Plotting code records
##############################
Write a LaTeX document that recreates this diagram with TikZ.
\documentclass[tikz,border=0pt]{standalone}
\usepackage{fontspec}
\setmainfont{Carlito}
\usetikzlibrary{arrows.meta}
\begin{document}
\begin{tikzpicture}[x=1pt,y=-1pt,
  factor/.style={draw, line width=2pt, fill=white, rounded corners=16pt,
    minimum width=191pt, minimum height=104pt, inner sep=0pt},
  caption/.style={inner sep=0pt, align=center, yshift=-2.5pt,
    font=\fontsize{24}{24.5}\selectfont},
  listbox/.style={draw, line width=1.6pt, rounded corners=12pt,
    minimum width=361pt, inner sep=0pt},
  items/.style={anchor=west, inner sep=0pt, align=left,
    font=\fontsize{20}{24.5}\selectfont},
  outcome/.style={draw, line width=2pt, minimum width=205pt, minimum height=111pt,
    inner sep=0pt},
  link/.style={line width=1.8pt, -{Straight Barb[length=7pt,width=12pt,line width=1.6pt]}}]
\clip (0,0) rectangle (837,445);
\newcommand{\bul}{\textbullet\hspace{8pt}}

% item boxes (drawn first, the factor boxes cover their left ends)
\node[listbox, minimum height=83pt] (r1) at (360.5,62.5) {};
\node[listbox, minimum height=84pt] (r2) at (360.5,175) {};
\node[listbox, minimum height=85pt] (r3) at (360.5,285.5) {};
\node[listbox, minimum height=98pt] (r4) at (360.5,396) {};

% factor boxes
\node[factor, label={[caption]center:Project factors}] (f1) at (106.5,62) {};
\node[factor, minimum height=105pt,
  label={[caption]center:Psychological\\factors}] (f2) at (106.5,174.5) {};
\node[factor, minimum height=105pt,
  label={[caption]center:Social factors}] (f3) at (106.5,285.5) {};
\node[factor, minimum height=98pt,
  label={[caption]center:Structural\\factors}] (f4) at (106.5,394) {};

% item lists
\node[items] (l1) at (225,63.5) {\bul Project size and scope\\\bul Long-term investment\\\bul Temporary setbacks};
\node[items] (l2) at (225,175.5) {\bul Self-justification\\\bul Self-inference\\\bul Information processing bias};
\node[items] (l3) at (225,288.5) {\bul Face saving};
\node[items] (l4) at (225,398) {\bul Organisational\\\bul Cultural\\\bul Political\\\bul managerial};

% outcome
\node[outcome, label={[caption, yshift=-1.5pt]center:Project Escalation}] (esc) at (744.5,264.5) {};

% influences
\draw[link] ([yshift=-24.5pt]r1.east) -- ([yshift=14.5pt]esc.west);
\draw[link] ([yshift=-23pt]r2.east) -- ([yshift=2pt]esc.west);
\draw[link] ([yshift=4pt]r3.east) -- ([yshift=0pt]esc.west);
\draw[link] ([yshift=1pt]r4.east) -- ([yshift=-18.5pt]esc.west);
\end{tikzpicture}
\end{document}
##############################
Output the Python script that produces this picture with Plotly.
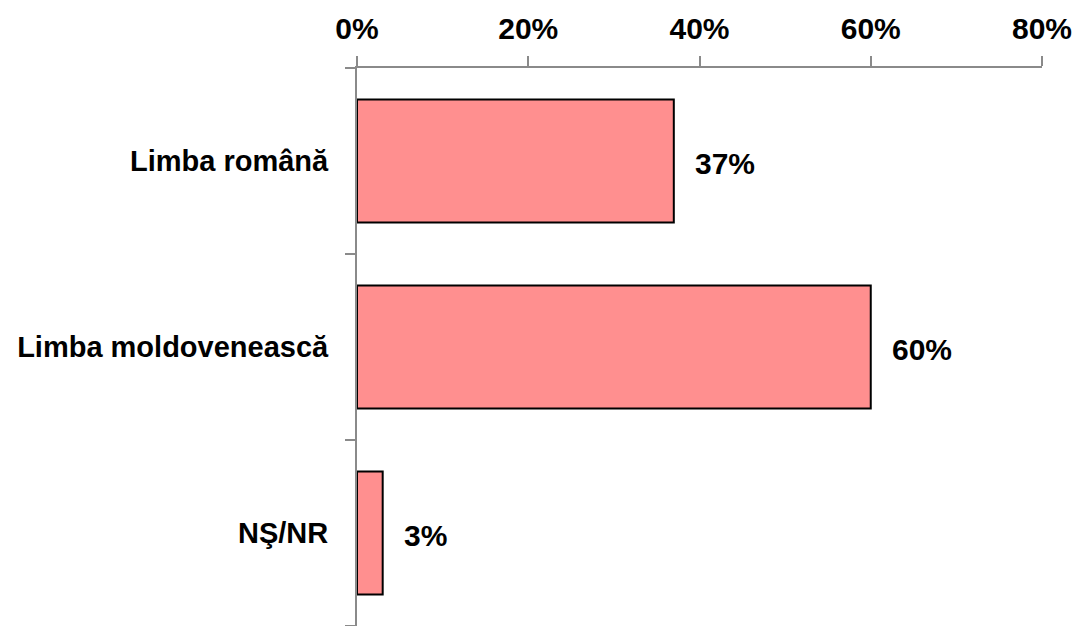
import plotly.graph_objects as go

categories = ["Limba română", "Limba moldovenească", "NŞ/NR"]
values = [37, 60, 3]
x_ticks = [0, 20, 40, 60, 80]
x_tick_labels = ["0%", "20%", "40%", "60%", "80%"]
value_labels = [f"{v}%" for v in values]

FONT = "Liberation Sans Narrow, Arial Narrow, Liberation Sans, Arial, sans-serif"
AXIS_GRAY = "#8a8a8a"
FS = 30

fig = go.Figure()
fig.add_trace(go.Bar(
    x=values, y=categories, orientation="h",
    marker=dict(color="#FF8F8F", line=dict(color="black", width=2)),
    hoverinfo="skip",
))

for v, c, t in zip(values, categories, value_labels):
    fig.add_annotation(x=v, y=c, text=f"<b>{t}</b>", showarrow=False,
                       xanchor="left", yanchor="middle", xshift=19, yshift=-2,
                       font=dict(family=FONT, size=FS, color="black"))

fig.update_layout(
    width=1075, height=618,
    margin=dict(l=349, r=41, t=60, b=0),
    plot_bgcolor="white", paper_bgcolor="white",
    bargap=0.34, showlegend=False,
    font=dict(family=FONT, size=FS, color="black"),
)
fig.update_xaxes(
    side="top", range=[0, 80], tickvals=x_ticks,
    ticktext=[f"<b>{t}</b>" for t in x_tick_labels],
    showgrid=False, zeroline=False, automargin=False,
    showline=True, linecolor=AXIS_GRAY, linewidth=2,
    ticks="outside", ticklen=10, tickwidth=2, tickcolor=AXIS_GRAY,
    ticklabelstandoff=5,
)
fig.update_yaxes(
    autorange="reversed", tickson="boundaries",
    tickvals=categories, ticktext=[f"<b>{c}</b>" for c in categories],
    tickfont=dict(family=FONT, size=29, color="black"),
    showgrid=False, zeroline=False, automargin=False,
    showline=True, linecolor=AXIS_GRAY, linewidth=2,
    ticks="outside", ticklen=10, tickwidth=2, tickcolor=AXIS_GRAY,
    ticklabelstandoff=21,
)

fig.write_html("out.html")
##############################
Exercise brief:
Extract the span of lines that starts with the line containing "Write a LaTeX" and ends with the line containing "(l4) at (225,398)". Keep it exact and add nothing.

In response:
Write a LaTeX document that recreates this diagram with TikZ.
\documentclass[tikz,border=0pt]{standalone}
\usepackage{fontspec}
\setmainfont{Carlito}
\usetikzlibrary{arrows.meta}
\begin{document}
\begin{tikzpicture}[x=1pt,y=-1pt,
  factor/.style={draw, line width=2pt, fill=white, rounded corners=16pt,
    minimum width=191pt, minimum height=104pt, inner sep=0pt},
  caption/.style={inner sep=0pt, align=center, yshift=-2.5pt,
    font=\fontsize{24}{24.5}\selectfont},
  listbox/.style={draw, line width=1.6pt, rounded corners=12pt,
    minimum width=361pt, inner sep=0pt},
  items/.style={anchor=west, inner sep=0pt, align=left,
    font=\fontsize{20}{24.5}\selectfont},
  outcome/.style={draw, line width=2pt, minimum width=205pt, minimum height=111pt,
    inner sep=0pt},
  link/.style={line width=1.8pt, -{Straight Barb[length=7pt,width=12pt,line width=1.6pt]}}]
\clip (0,0) rectangle (837,445);
\newcommand{\bul}{\textbullet\hspace{8pt}}

% item boxes (drawn first, the factor boxes cover their left ends)
\node[listbox, minimum height=83pt] (r1) at (360.5,62.5) {};
\node[listbox, minimum height=84pt] (r2) at (360.5,175) {};
\node[listbox, minimum height=85pt] (r3) at (360.5,285.5) {};
\node[listbox, minimum height=98pt] (r4) at (360.5,396) {};

% factor boxes
\node[factor, label={[caption]center:Project factors}] (f1) at (106.5,62) {};
\node[factor, minimum height=105pt,
  label={[caption]center:Psychological\\factors}] (f2) at (106.5,174.5) {};
\node[factor, minimum height=105pt,
  label={[caption]center:Social factors}] (f3) at (106.5,285.5) {};
\node[factor, minimum height=98pt,
  label={[caption]center:Structural\\factors}] (f4) at (106.5,394) {};

% item lists
\node[items] (l1) at (225,63.5) {\bul Project size and scope\\\bul Long-term investment\\\bul Temporary setbacks};
\node[items] (l2) at (225,175.5) {\bul Self-justification\\\bul Self-inference\\\bul Information processing bias};
\node[items] (l3) at (225,288.5) {\bul Face saving};
\node[items] (l4) at (225,398) {\bul Organisational\\\bul Cultural\\\bul Political\\\bul managerial};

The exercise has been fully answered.